Jugendbeteiligung ist daher untrennbar mit der Wehrhaftigkeit und Stärkung unserer Demokratie verbunden. Sie ermöglicht es jungen Menschen, sich demokratisch in unseren Gemeinschaften und Gesellschaften zu engagieren und aktive Bürger*innen zu werden. Dies gilt umso mehr für Europa, denn die europäische Integration ist ein noch vergleichsweise junger Prozess, der sich dynamisch vollzieht. Er wird von allen Bürger*innen, also auch von jungen Menschen, getragen und mitgestaltet.

Wie seht ihr der Eurowahl entgegen? Warum ist es so wichtig wählen zu gehen?

Barbara: Das Europäische Parlament ist ein faszinierendes und auch wichtiges Organ.
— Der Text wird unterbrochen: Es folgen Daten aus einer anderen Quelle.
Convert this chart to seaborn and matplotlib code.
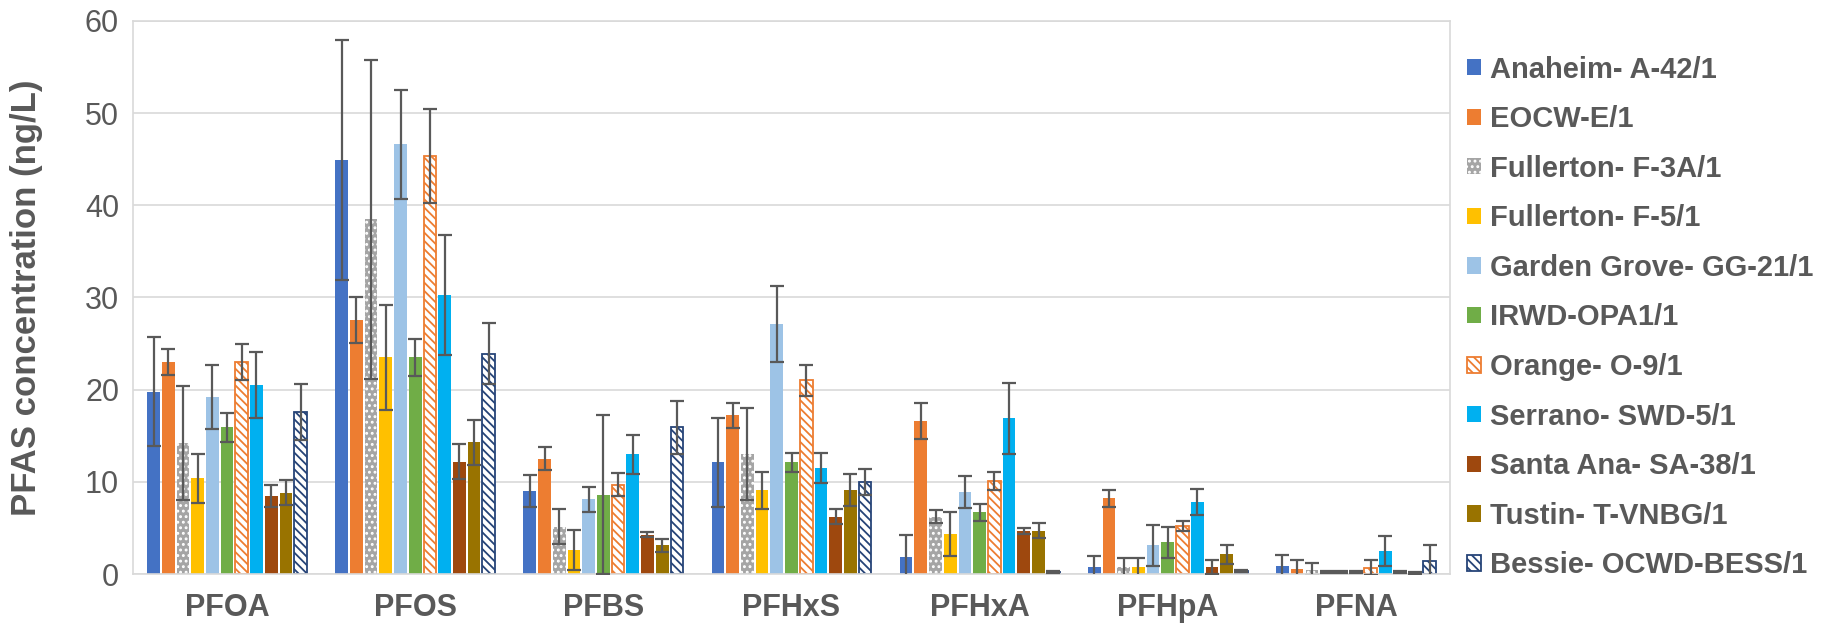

Weltweit ist es das einzige Parlament aus Abgeordneten verschiedener Staaten, das direkt von den Bürger*innen gewählt werden kann.

Das Europäische Parlament hat sich im Laufe der Jahrzehnte weitreichende Kompetenzen erkämpft. Es hat mittlerweile ein Mitbestimmungs- und Konsultationsrecht in sehr vielen Politikbereichen der EU, die den Lebensalltag aller jungen Menschen in Europa betreffen.

Für unsere demokratische Zukunft in Europa ist es also unerlässlich, selbst wählen zu gehen und junge Menschen zu befähigen, ebenfalls aktiv und informiert an der Wahl teilzunehmen. Wir hoffen, dass möglichst viele von diesem Recht, sich zu beteiligen, Gebrauch machen und wählen gehen.

Liebe Marlene, liebe Barbara, herzlichen Dank fürs Gespräch.